The WWE’s long track record of repetitive, uninspired, and just plain stupid storytelling prompted Bleacher Report contributor David Levin to declare that “Vince McMahon’s brand has finally gone stale.” That was back in 2012. Fast-forward seven years, and you’ll find Deadspin contributor Luis Paez-Pumar lamenting the wrestling company’s “stale creative” team and Cageside Seats’ Henry Casey deriding “stale” rivalries.
It seems that old habits die hard, and any habit that consistently rakes in dough for a company is destined to live on in zombie-like perpetuity because stale bread is still bread. It’s the same reason that the movie industry creates a parade of formulaic blockbusters and sequels and the internet recycles widely known stories about wrestlers. That brings us to the wrestler formerly known as Dean Ambrose, who wanted to create something fresh.

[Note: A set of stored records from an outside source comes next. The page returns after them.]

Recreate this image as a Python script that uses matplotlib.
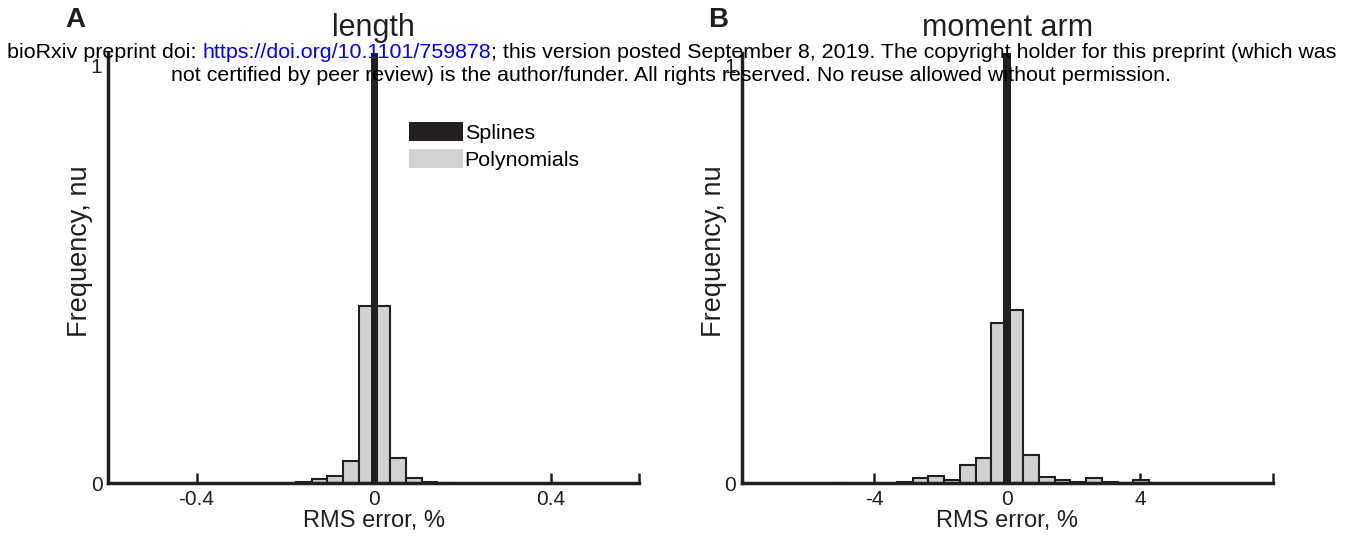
import numpy as np
import matplotlib
matplotlib.use("Agg")
import matplotlib.pyplot as plt
from matplotlib.patches import Patch

plt.rcParams['font.family'] = ['Liberation Sans', 'DejaVu Sans']

# panel A: length
len_edges = [-0.1755, -0.14, -0.1045, -0.069, -0.0335, 0.002, 0.0375, 0.073, 0.1085, 0.144]
len_poly = [0.002, 0.009, 0.016, 0.053, 0.423, 0.425, 0.061, 0.011, 0.003, 0.001]
len_bin_w = 0.0355
len_spline_x = [0.002]
len_spline_h = [1.05]
len_spline_w = 0.016

# panel B: moment arm
ma_edges = [-5.225, -3.325, -2.85, -2.375, -1.9, -1.425, -0.95, -0.475, 0.0,
            0.475, 0.95, 1.425, 1.9, 2.375, 2.85, 3.325, 3.8]
ma_poly = [0.001, 0.002, 0.013, 0.0175, 0.007, 0.043, 0.059, 0.383, 0.415,
           0.067, 0.015, 0.007, 0.002, 0.013, 0.002, 0.001, 0.008]
ma_bin_w = 0.475
ma_spline_x = [0.0]
ma_spline_h = [1.05]
ma_spline_w = 0.23

dark = '#231f20'
light = '#d1d2d4'

fig = plt.figure(figsize=(13.57, 5.44), dpi=100)
axA = fig.add_axes([0.0796, 0.1121, 0.3913, 0.7904])
axB = fig.add_axes([0.5466, 0.1121, 0.3913, 0.7904])


def draw(ax, edges, poly, bw, sx, sh, sw, xlim, ticks, ticklabels, title):
    ax.bar(edges, poly, width=bw, align='edge', color=light, edgecolor=dark,
           linewidth=1.5, zorder=2)
    ax.bar(sx, sh, width=sw, color=dark, linewidth=0, zorder=3)
    ax.set_xlim(*xlim)
    ax.set_ylim(0, 1.03)
    for s in ['top', 'right']:
        ax.spines[s].set_visible(False)
    for s in ['left', 'bottom']:
        ax.spines[s].set_linewidth(2.5)
        ax.spines[s].set_color(dark)
        ax.spines[s].set_zorder(4)
    ax.set_xticks(ticks)
    ax.set_xticklabels(ticklabels)
    ax.set_yticks([0, 1])
    ax.set_yticklabels(['0', '1'])
    ax.tick_params(axis='x', direction='in', length=7, width=1.8, color=dark,
                   labelsize=15, pad=5, labelcolor=dark)
    ax.tick_params(axis='y', direction='in', length=0, labelsize=15, pad=4,
                   labelcolor=dark)
    ax.set_xlabel('RMS error, %', fontsize=17, color=dark, labelpad=1)
    ax.set_ylabel('Frequency, nu', fontsize=19.5, color=dark)
    ax.yaxis.set_label_coords(-0.028, 0.54)
    ax.set_title(title, fontsize=22, color=dark, pad=12)


draw(axA, len_edges, len_poly, len_bin_w, len_spline_x, len_spline_h, len_spline_w,
     (-0.6, 0.6), [-0.4, 0, 0.4, 0.6], ['-0.4', '0', '0.4', ''], 'length')
draw(axB, ma_edges, ma_poly, ma_bin_w, ma_spline_x, ma_spline_h, ma_spline_w,
     (-8, 8), [-4, 0, 4, 8], ['-4', '0', '4', ''], 'moment arm')

axA.legend(handles=[Patch(facecolor=dark, label='Splines'),
                    Patch(facecolor=light, label='Polynomials')],
           loc='upper left', bbox_to_anchor=(0.567, 0.84), frameon=False,
           fontsize=15.4, handlelength=2.5, handleheight=1.03, handletextpad=0.1,
           labelspacing=0.27, borderpad=0, borderaxespad=0)

fig.text(0.0553, 0.963, 'A', fontsize=20, fontweight='bold', color=dark, va='center', ha='center')
fig.text(0.529, 0.963, 'B', fontsize=20, fontweight='bold', color=dark, va='center', ha='center')

# bioRxiv watermark, line 1 with blue link
parts = [('bioRxiv preprint doi: ', 'black'),
         ('https://doi.org/10.1101/759878', 'blue'),
         ('; this version posted September 8, 2019. The copyright holder for this preprint (which was', 'black')]
renderer = fig.canvas.get_renderer()
texts = []
for s, c in parts:
    texts.append(fig.text(0, 1 - 53 / 544, s, fontsize=15.4, color=c, va='center', ha='left'))
widths = [t.get_window_extent(renderer).width for t in texts]
total = sum(widths)
x = 672 - total / 2
for t, w in zip(texts, widths):
    t.set_x(x / 1357)
    x += w
fig.text(671 / 1357, 1 - 75 / 544,
         'not certified by peer review) is the author/funder. All rights reserved. No reuse allowed without permission.',
         fontsize=15.4, color='black', va='center', ha='center')

fig.savefig('out.png', dpi=100)
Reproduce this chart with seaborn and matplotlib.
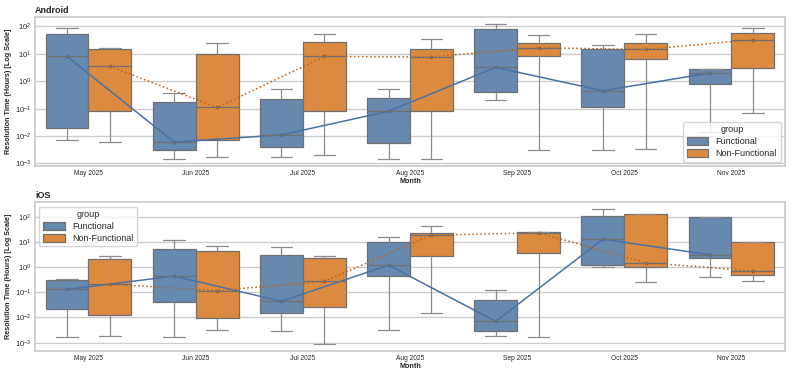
import numpy as np
import pandas as pd
import matplotlib
matplotlib.use("Agg")
import matplotlib.pyplot as plt
import seaborn as sns

sns.set_theme(style="whitegrid")
plt.rcParams["font.family"] = ["Liberation Sans", "DejaVu Sans"]

months = ["May 2025", "Jun 2025", "Jul 2025", "Aug 2025", "Sep 2025", "Oct 2025", "Nov 2025"]
groups = ["Functional", "Non-Functional"]

# five-number summaries per month: (min, q1, median, q3, max), in hours
android_functional = [
    (0.0074, 0.0195, 8.0, 54, 85),
    (0.0014, 0.003, 0.006, 0.17, 0.37),
    (0.0017, 0.004, 0.011, 0.22, 0.52),
    (0.0014, 0.0057, 0.08, 0.25, 0.52),
    (0.21, 0.4, 3.2, 80, 125),
    (0.0031, 0.115, 0.45, 15, 21),
    (0.014, 0.81, 2.0, 2.7, 2.7),
]
android_non_functional = [
    (0.006, 0.08, 3.5, 15, 17),
    (0.0017, 0.007, 0.11, 10, 24),
    (0.002, 0.079, 8.0, 27, 54),
    (0.0014, 0.08, 7.8, 15, 36),
    (0.0031, 8.2, 16.6, 24.6, 47),
    (0.0035, 6.6, 14.5, 25, 52),
    (0.068, 3.1, 33, 60, 85),
]
ios_functional = [
    (0.0017, 0.022, 0.13, 0.31, 0.35),
    (0.0017, 0.04, 0.44, 5.2, 11.5),
    (0.0028, 0.015, 0.044, 3.1, 6.4),
    (0.0032, 0.44, 1.2, 10, 16.5),
    (0.0019, 0.0028, 0.007, 0.048, 0.12),
    (1.02, 1.25, 12.9, 103, 209),
    (0.39, 2.3, 3.1, 94, 94),
]
ios_non_functional = [
    (0.0019, 0.012, 0.21, 2.1, 2.9),
    (0.0032, 0.0098, 0.117, 4.3, 7.0),
    (0.00085, 0.026, 0.27, 2.3, 2.9),
    (0.015, 2.8, 18.6, 23, 44),
    (0.0017, 3.8, 23, 24.6, 26),
    (0.26, 1.02, 1.5, 128, 128),
    (0.27, 0.47, 0.71, 10, 10),
]

platforms = {
    "Android": (android_functional, android_non_functional),
    "iOS": (ios_functional, ios_non_functional),
}

box_colors = ["#6889ae", "#dc8a3f"]
line_colors = ["#4a72a6", "#b8621b"]


def build_frame(func, nonfunc):
    rows = []
    for group, series in zip(groups, (func, nonfunc)):
        for month, summary in zip(months, series):
            for v in summary:
                rows.append({"Month": month, "group": group, "hours": v})
    return pd.DataFrame(rows)


fig, axes = plt.subplots(2, 1, figsize=(7.93, 3.78), dpi=100)
fig.subplots_adjust(left=0.044, right=0.99, top=0.955, bottom=0.071, hspace=0.24)

for ax, (name, (func, nonfunc)), legend_loc in zip(axes, platforms.items(), ["lower right", "upper left"]):
    df = build_frame(func, nonfunc)
    sns.boxplot(data=df, x="Month", y="hours", hue="group", order=months, hue_order=groups,
                palette=box_colors, saturation=1, whis=(0, 100), showfliers=False,
                log_scale=True, linecolor="#707070", linewidth=0.9,
                whiskerprops=dict(color="#8c8c8c"), capprops=dict(color="#8c8c8c"), ax=ax)
    sns.pointplot(data=df, x="Month", y="hours", hue="group", order=months, hue_order=groups,
                  estimator="median", errorbar=None, dodge=0.4, palette=line_colors,
                  linestyles=["-", ":"], markers="o", markersize=2, linewidth=1.1,
                  legend=False, ax=ax)

    ax.set_title(name, loc="left", fontweight="bold", fontsize=6.5, pad=3)
    ax.set_xlabel("Month", fontweight="bold", fontsize=5.2, labelpad=1)
    ax.set_ylabel("Resolution Time (Hours) [Log Scale]", fontweight="bold", fontsize=5.2, labelpad=2)
    ax.tick_params(axis="x", labelsize=4.8, length=0, pad=2.5)
    ax.tick_params(axis="y", labelsize=5.5, length=0, pad=2.5)
    ax.yaxis.set_minor_locator(matplotlib.ticker.NullLocator())
    ax.legend(title="group", loc=legend_loc, fontsize=6.5, title_fontsize=6.5,
              handlelength=2.4, handleheight=1.0, borderpad=0.4, labelspacing=0.3)

fig.savefig("out.png", dpi=100)
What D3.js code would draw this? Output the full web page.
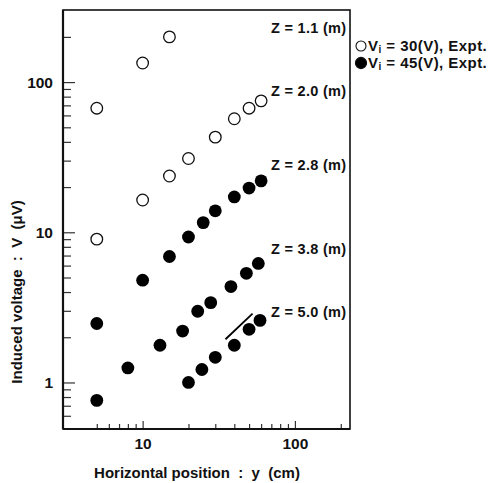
<!DOCTYPE html>
<html>
<head>
<meta charset="utf-8">
<script src="https://cdn.jsdelivr.net/npm/d3@7"></script>
<style>
  body { margin: 0; background: #fff; }
  text { font-family: "Liberation Sans", Arial, sans-serif; font-weight: bold; fill: #111; }
</style>
</head>
<body>
<div id="vis"></div>
<script>
const W = 492, H = 483;
const margin = {top: 10, right: 142, bottom: 54, left: 63};

// measured points, grouped by Z (m)
const z11x = [5, 10, 15];
const z11v = [67, 134, 200];
const z20x = [5, 10, 15, 20, 30, 40, 50, 60];
const z20v = [9.0, 16.4, 23.7, 31, 43, 57, 67, 75];
const z28x = [5, 10, 15, 20, 25, 30, 40, 50, 60];
const z28v = [2.47, 4.8, 6.9, 9.3, 11.6, 13.9, 17.2, 19.7, 22.0];
const z38x = [8, 13, 18.3, 23, 28, 38, 48, 57.5];
const z38v = [1.25, 1.77, 2.2, 2.98, 3.4, 4.35, 5.33, 6.2];
const z50x = [5, 20, 24.5, 30, 40, 50, 59];
const z50v = [0.76, 1.0, 1.22, 1.47, 1.77, 2.26, 2.59];
const segX = [35, 52.7];
const segV = [1.94, 2.87];

const zLabels = ["Z = 1.1 (m)", "Z = 2.0 (m)", "Z = 2.8 (m)", "Z = 3.8 (m)", "Z = 5.0 (m)"];
const zLabelV = [229, 88, 28, 7.7, 2.97];

const xMajor = [10, 100];
const xMinor = [5, 6, 7, 8, 9, 20, 30, 40, 50, 60, 70, 80, 90, 200];
const yMajor = [1, 10, 100];
const yMinor = [0.6, 0.7, 0.8, 0.9, 2, 3, 4, 5, 6, 7, 8, 9, 20, 30, 40, 50, 60, 70, 80, 90, 200];

const legendText = [["V", "i", " = 30(V), Expt."], ["V", "i", " = 45(V), Expt."]];

const width = W - margin.left - margin.right;
const height = H - margin.top - margin.bottom;

const svg = d3.select("#vis").append("svg")
    .attr("width", W).attr("height", H);
const g = svg.append("g")
    .attr("transform", `translate(${margin.left},${margin.top})`);

const x = d3.scaleLog().domain([3, 230]).range([0, width]);
const y = d3.scaleLog().domain([0.49, 302]).range([height, 0]);

// axes, ticks pointing inward
g.append("g").attr("class", "axis")
    .call(d3.axisLeft(y).tickValues(yMinor).tickSizeInner(-8).tickSizeOuter(0).tickFormat(""));
g.append("g").attr("class", "axis")
    .call(d3.axisLeft(y).tickValues(yMajor).tickSizeInner(-12).tickSizeOuter(0).tickPadding(10).tickFormat(d3.format("d")));
g.append("g").attr("class", "axis")
    .attr("transform", `translate(0,${height})`)
    .call(d3.axisBottom(x).tickValues(xMinor).tickSizeInner(-5).tickSizeOuter(0).tickFormat(""));
g.append("g").attr("class", "axis")
    .attr("transform", `translate(0,${height})`)
    .call(d3.axisBottom(x).tickValues(xMajor).tickSizeInner(-8).tickSizeOuter(0).tickPadding(9).tickFormat(d3.format("d")));

g.selectAll(".axis .domain").remove();
g.selectAll(".axis line").attr("stroke", "#333").attr("stroke-width", 1.2);
g.selectAll(".axis text")
    .style("font-size", "15.5px")
    .style("font-family", "'Liberation Sans', Arial, sans-serif")
    .style("font-weight", "bold")
    .attr("fill", "#111");

// frame
g.append("rect")
    .attr("width", width).attr("height", height)
    .attr("fill", "none").attr("stroke", "#111").attr("stroke-width", 1.6);
g.append("line")
    .attr("x1", 0).attr("x2", width).attr("y1", height).attr("y2", height)
    .attr("stroke", "#111").attr("stroke-width", 2.2);
g.append("line")
    .attr("x1", 0).attr("x2", 0).attr("y1", 0).attr("y2", height)
    .attr("stroke", "#111").attr("stroke-width", 2.2);

const zip = (xs, vs) => xs.map((d, i) => [d, vs[i]]);
const openPts = [].concat(zip(z11x, z11v), zip(z20x, z20v));
const filledPts = [].concat(zip(z28x, z28v), zip(z38x, z38v), zip(z50x, z50v));

g.selectAll(".open")
    .data(openPts)
    .enter().append("circle")
    .attr("class", "open")
    .attr("cx", d => x(d[0])).attr("cy", d => y(d[1]))
    .attr("r", 5.8)
    .attr("fill", "#fff").attr("stroke", "#111").attr("stroke-width", 1.3);

g.selectAll(".filled")
    .data(filledPts)
    .enter().append("circle")
    .attr("class", "filled")
    .attr("cx", d => x(d[0])).attr("cy", d => y(d[1]))
    .attr("r", 6.4)
    .attr("fill", "#000");

g.append("path")
    .datum(zip(segX, segV))
    .attr("d", d3.line().x(d => x(d[0])).y(d => y(d[1])))
    .attr("stroke", "#000").attr("stroke-width", 1.8).attr("fill", "none");

// Z labels
g.selectAll(".zlab")
    .data(zLabels)
    .enter().append("text")
    .attr("class", "zlab")
    .attr("x", 208)
    .attr("y", (d, i) => y(zLabelV[i]))
    .attr("dy", "0.35em")
    .style("font-size", "14.5px")
    .style("letter-spacing", "0.3px")
    .text(d => d);

// legend outside the frame
const leg = svg.append("g").attr("transform", "translate(361,46)");
legendText.forEach((t, i) => {
    const row = leg.append("g").attr("transform", `translate(0,${i * 17})`);
    row.append("circle")
        .attr("r", i === 0 ? 5 : 5.6)
        .attr("fill", i === 0 ? "#fff" : "#000")
        .attr("stroke", "#111").attr("stroke-width", 1.1);
    const tx = row.append("text").attr("x", 7).attr("dy", "0.35em")
        .style("font-size", "15px").style("letter-spacing", "0.45px");
    tx.append("tspan").text(t[0]);
    tx.append("tspan").text(t[1]).style("font-size", "10px").attr("dy", "0.2em");
    tx.append("tspan").text(t[2]).attr("dy", "-0.15em");
});

// axis titles (non-breaking spaces keep the wide gaps)
svg.append("text")
    .attr("x", 197).attr("y", 478)
    .attr("text-anchor", "middle")
    .style("font-size", "15px")
    .text("Horizontal position\u00a0\u00a0:\u00a0\u00a0y\u00a0\u00a0(cm)");

svg.append("text")
    .attr("transform", "translate(22,292) rotate(-90)")
    .attr("text-anchor", "middle")
    .style("font-size", "15px")
    .text("Induced voltage\u00a0\u00a0:\u00a0\u00a0V\u00a0\u00a0(\u03bcV)");
</script>
</body>
</html>
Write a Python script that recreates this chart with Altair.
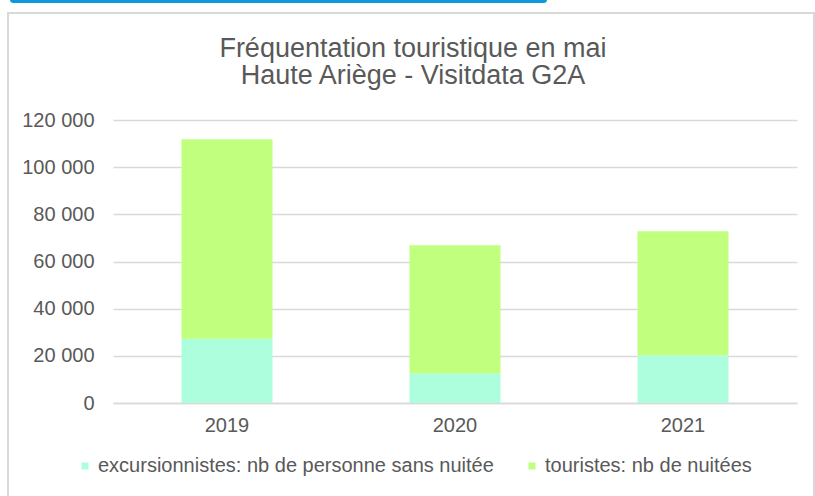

That's how the cookie-cutter crumbles
Now known as Jon Moxley, the former WWE star jumped ship to join more like-minded wrestlers in the AEW because he couldn’t stomach the same stale, stupid words that the WWE creative team kept putting in his mouth and shoving down fans’ throats. Per ESPN, on an episode of the Talk is Jericho podcast, Moxley said that the WWE creative team made him say “goofy sh*t” and gave him nonsensical story lines. He grew to despise his favorite aspect of the industry: cutting promos. Over time, he began to feel “physically sick” and depressed, and the possibility of a bigger paycheck couldn’t cure what ailed him. As Moxley put it, “I don’t care how many zeroes you want to put on a piece of paper, I am gone.”
Before Moxley left, Vince McMahon asked him to go too far in a promo referencing Roman Reigns, who at the time was fighting a real-life battle with leukemia. Moxley recalled in an interview with the Wrap that McMahon convinced him to say, “We were rotten to the core from the very beginning. And now time has caught up to us, and we’re all gonna pay for it in different ways … I mean, look at Roman. For Roman’s part, for what Roman did in the Shield — he has to answer to the man upstairs.” He found the whole idea of suggesting his real-life friend deserved to die of real-life cancer “very distasteful” and emblematic of the awful creative decisions that were “killing the company.” So one can only imagine that for Moxley, being able to spread his creative wings at AEW must taste like heaven.